**Records to use**
====

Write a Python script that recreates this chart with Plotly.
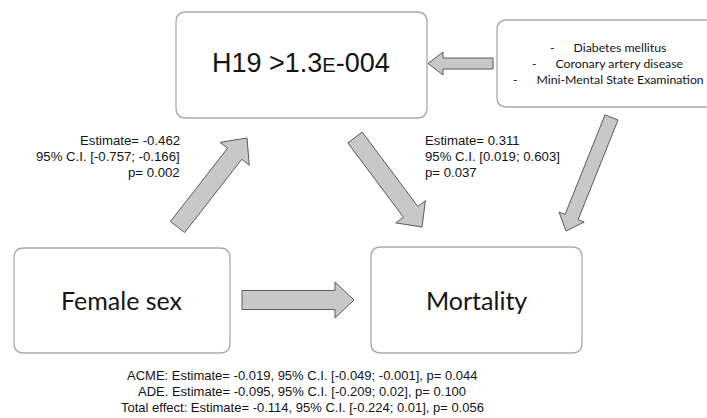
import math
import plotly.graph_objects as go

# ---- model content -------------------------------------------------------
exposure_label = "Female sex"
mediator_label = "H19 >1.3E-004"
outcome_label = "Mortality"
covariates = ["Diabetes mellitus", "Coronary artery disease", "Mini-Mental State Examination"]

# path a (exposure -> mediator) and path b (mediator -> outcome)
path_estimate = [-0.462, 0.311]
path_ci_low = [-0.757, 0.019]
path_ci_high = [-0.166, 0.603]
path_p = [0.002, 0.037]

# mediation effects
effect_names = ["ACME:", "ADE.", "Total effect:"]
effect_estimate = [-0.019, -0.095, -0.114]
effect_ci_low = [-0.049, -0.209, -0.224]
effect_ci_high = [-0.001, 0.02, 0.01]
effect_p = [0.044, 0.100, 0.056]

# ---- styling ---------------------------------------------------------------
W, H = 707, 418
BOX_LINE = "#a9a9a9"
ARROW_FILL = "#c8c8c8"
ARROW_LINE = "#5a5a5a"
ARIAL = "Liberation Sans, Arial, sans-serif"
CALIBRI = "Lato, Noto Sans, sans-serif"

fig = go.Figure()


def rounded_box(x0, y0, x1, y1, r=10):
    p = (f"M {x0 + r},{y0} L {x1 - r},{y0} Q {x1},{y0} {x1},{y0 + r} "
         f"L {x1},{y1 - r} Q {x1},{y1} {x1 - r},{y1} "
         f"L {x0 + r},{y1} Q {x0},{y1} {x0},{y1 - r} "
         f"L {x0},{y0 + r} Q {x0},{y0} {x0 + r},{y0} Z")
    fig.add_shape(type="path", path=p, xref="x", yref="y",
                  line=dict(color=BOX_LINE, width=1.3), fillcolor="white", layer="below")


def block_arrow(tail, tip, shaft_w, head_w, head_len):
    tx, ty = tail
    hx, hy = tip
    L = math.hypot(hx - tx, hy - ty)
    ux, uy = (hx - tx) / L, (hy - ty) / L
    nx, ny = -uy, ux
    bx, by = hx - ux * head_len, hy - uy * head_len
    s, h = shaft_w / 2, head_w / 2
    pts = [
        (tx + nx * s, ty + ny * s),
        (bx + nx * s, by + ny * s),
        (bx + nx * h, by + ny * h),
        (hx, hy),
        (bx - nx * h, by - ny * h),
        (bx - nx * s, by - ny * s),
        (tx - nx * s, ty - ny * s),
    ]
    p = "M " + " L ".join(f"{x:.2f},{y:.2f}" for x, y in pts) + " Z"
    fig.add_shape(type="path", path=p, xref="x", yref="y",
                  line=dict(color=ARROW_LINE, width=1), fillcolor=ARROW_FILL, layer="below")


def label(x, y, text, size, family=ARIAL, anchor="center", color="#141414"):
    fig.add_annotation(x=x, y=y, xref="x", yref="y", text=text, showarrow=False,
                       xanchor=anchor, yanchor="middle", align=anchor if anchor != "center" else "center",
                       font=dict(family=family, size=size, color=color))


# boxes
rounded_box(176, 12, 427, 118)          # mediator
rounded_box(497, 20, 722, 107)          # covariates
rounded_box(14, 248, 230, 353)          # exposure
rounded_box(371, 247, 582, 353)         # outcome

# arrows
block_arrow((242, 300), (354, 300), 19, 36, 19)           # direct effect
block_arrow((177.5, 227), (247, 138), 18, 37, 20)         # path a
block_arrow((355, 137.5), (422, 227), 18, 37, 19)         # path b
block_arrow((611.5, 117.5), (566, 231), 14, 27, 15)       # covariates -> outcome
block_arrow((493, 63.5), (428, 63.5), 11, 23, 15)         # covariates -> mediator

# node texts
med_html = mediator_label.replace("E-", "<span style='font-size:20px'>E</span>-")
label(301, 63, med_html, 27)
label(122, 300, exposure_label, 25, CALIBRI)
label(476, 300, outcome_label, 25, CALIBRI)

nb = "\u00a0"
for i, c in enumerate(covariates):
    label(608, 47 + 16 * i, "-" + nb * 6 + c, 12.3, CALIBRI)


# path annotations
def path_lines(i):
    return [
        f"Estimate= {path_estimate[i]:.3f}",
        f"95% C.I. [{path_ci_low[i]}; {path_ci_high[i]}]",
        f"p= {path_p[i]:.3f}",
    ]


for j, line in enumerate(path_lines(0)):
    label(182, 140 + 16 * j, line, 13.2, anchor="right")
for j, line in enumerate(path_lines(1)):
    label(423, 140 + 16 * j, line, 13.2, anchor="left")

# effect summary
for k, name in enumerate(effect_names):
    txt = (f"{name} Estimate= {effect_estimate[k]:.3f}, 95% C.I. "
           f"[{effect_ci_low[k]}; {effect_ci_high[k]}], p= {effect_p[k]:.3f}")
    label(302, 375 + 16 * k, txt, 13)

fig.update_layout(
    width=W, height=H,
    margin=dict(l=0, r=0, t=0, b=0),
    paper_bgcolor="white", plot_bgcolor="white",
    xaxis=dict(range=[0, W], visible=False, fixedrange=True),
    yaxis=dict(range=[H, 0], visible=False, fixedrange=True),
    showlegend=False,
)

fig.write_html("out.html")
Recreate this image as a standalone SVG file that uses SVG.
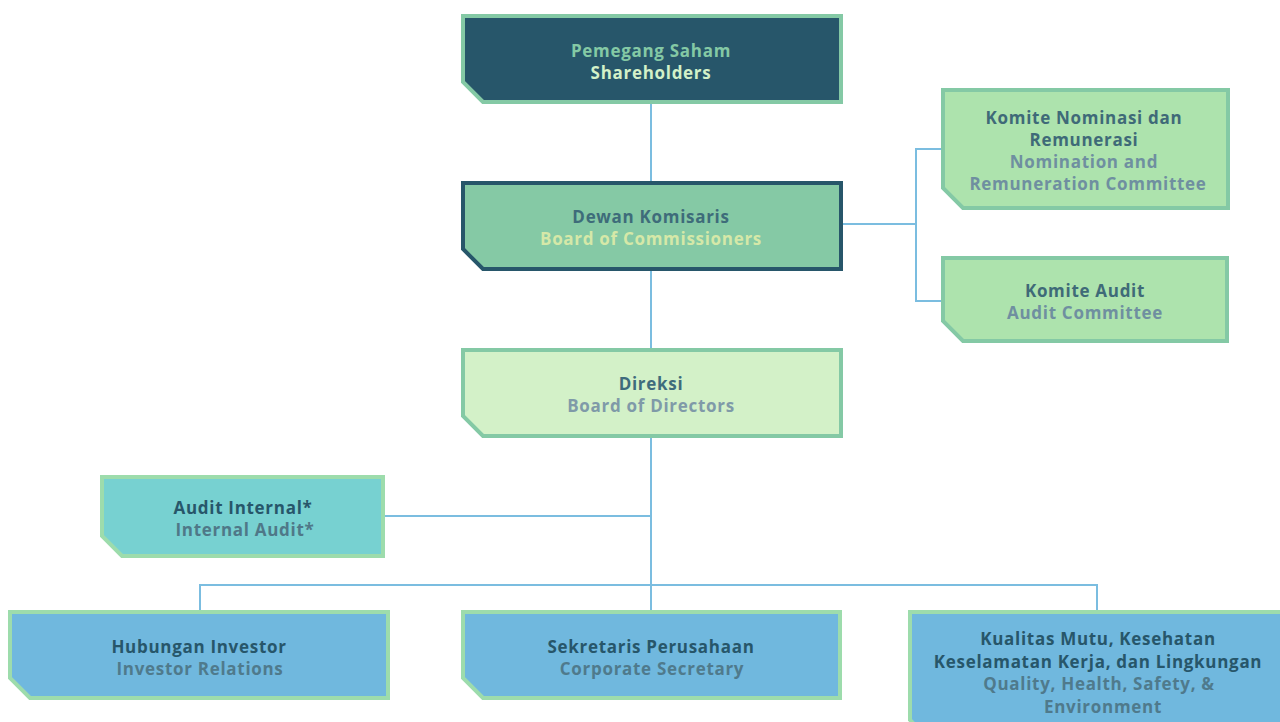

====

**Problem to solve**
Pictures are to be left out; repeat all the remaining data exactly.

**Task result**
Write a Python script that recreates this chart with Plotly.
import math
import plotly.graph_objects as go

# ---- model content -------------------------------------------------------
exposure_label = "Female sex"
mediator_label = "H19 >1.3E-004"
outcome_label = "Mortality"
covariates = ["Diabetes mellitus", "Coronary artery disease", "Mini-Mental State Examination"]

# path a (exposure -> mediator) and path b (mediator -> outcome)
path_estimate = [-0.462, 0.311]
path_ci_low = [-0.757, 0.019]
path_ci_high = [-0.166, 0.603]
path_p = [0.002, 0.037]

# mediation effects
effect_names = ["ACME:", "ADE.", "Total effect:"]
effect_estimate = [-0.019, -0.095, -0.114]
effect_ci_low = [-0.049, -0.209, -0.224]
effect_ci_high = [-0.001, 0.02, 0.01]
effect_p = [0.044, 0.100, 0.056]

# ---- styling ---------------------------------------------------------------
W, H = 707, 418
BOX_LINE = "#a9a9a9"
ARROW_FILL = "#c8c8c8"
ARROW_LINE = "#5a5a5a"
ARIAL = "Liberation Sans, Arial, sans-serif"
CALIBRI = "Lato, Noto Sans, sans-serif"

fig = go.Figure()


def rounded_box(x0, y0, x1, y1, r=10):
    p = (f"M {x0 + r},{y0} L {x1 - r},{y0} Q {x1},{y0} {x1},{y0 + r} "
         f"L {x1},{y1 - r} Q {x1},{y1} {x1 - r},{y1} "
         f"L {x0 + r},{y1} Q {x0},{y1} {x0},{y1 - r} "
         f"L {x0},{y0 + r} Q {x0},{y0} {x0 + r},{y0} Z")
    fig.add_shape(type="path", path=p, xref="x", yref="y",
                  line=dict(color=BOX_LINE, width=1.3), fillcolor="white", layer="below")


def block_arrow(tail, tip, shaft_w, head_w, head_len):
    tx, ty = tail
    hx, hy = tip
    L = math.hypot(hx - tx, hy - ty)
    ux, uy = (hx - tx) / L, (hy - ty) / L
    nx, ny = -uy, ux
    bx, by = hx - ux * head_len, hy - uy * head_len
    s, h = shaft_w / 2, head_w / 2
    pts = [
        (tx + nx * s, ty + ny * s),
        (bx + nx * s, by + ny * s),
        (bx + nx * h, by + ny * h),
        (hx, hy),
        (bx - nx * h, by - ny * h),
        (bx - nx * s, by - ny * s),
        (tx - nx * s, ty - ny * s),
    ]
    p = "M " + " L ".join(f"{x:.2f},{y:.2f}" for x, y in pts) + " Z"
    fig.add_shape(type="path", path=p, xref="x", yref="y",
                  line=dict(color=ARROW_LINE, width=1), fillcolor=ARROW_FILL, layer="below")


def label(x, y, text, size, family=ARIAL, anchor="center", color="#141414"):
    fig.add_annotation(x=x, y=y, xref="x", yref="y", text=text, showarrow=False,
                       xanchor=anchor, yanchor="middle", align=anchor if anchor != "center" else "center",
                       font=dict(family=family, size=size, color=color))


# boxes
rounded_box(176, 12, 427, 118)          # mediator
rounded_box(497, 20, 722, 107)          # covariates
rounded_box(14, 248, 230, 353)          # exposure
rounded_box(371, 247, 582, 353)         # outcome

# arrows
block_arrow((242, 300), (354, 300), 19, 36, 19)           # direct effect
block_arrow((177.5, 227), (247, 138), 18, 37, 20)         # path a
block_arrow((355, 137.5), (422, 227), 18, 37, 19)         # path b
block_arrow((611.5, 117.5), (566, 231), 14, 27, 15)       # covariates -> outcome
block_arrow((493, 63.5), (428, 63.5), 11, 23, 15)         # covariates -> mediator

# node texts
med_html = mediator_label.replace("E-", "<span style='font-size:20px'>E</span>-")
label(301, 63, med_html, 27)
label(122, 300, exposure_label, 25, CALIBRI)
label(476, 300, outcome_label, 25, CALIBRI)

nb = "\u00a0"
for i, c in enumerate(covariates):
    label(608, 47 + 16 * i, "-" + nb * 6 + c, 12.3, CALIBRI)


# path annotations
def path_lines(i):
    return [
        f"Estimate= {path_estimate[i]:.3f}",
        f"95% C.I. [{path_ci_low[i]}; {path_ci_high[i]}]",
        f"p= {path_p[i]:.3f}",
    ]


for j, line in enumerate(path_lines(0)):
    label(182, 140 + 16 * j, line, 13.2, anchor="right")
for j, line in enumerate(path_lines(1)):
    label(423, 140 + 16 * j, line, 13.2, anchor="left")

# effect summary
for k, name in enumerate(effect_names):
    txt = (f"{name} Estimate= {effect_estimate[k]:.3f}, 95% C.I. "
           f"[{effect_ci_low[k]}; {effect_ci_high[k]}], p= {effect_p[k]:.3f}")
    label(302, 375 + 16 * k, txt, 13)

fig.update_layout(
    width=W, height=H,
    margin=dict(l=0, r=0, t=0, b=0),
    paper_bgcolor="white", plot_bgcolor="white",
    xaxis=dict(range=[0, W], visible=False, fixedrange=True),
    yaxis=dict(range=[H, 0], visible=False, fixedrange=True),
    showlegend=False,
)

fig.write_html("out.html")
Recreate this image as a standalone SVG file that uses SVG.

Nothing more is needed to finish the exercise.